Be an orchestra conductor
A startup is a combination of many relationships. When asked whether anyone could be the founder of a business, Tsao said, “Not necessarily. A successful founder should be able to manage all types of egos.”
Essentially, a good founder has to be like an orchestra conductor. They must match each person with an instrument that fits them and then lead them to make beautiful music.
When Tsao was young, he always tried to be the smartest guy in the room. However, as his mindset matured with his career, he stopped “trying to be interesting, and tried to be more interested in other people.”
“I try to listen to others, let others shine, care about the challenges they’re facing, and offer advice,” said Tsao.
Learn to trust your instincts
When the floor was open for questions, one attendee asked Tsao how he leveled up so quickly as a leader. To that, Tsao said he used to play a lot of sports as a child. “There is this saying that, everything you need to learn about leadership, you learn on the field. I think that is pretty true.”
Naming leadership traits such as being fair and leading by example, Tsao said a good way to evaluate an individual’s leading ability is to see whether they play sports. This is because as a team captain or equivalent, one would naturally have some leadership abilities that were nurtured during games.

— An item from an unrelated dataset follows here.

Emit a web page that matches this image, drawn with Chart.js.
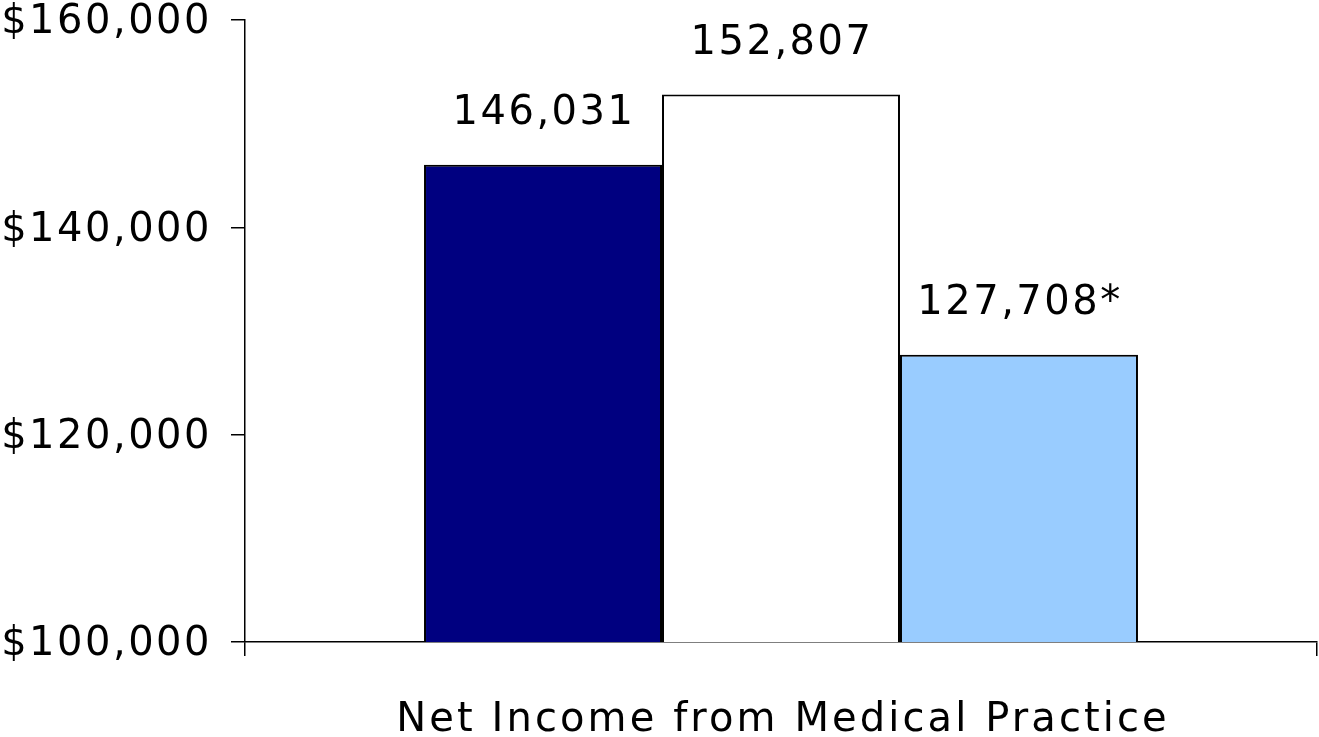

Tsao also mentioned the importance of trusting one’s instincts when it comes to making major decisions. For example, before co-founding Gobi Partners, when he was in China, he had the opportunity to buy into and operate a Starbucks franchise. However, as an American-born Chinese, he felt that he had to first ask other people’s opinions.
The common response he got from relatives and close friends was not what he expected. “Tom, you don’t know what you’re talking about. No one drinks coffee in China; we drink tea.”
He gave up on the Starbucks franchise and eventually set up Gobi Partners. “Instead of trusting my instincts, I listened to everyone I thought had a better idea of what China really needed,” Tsao said. “This ended up costing me the greatest investment opportunity I’ve had in the last 30 years.”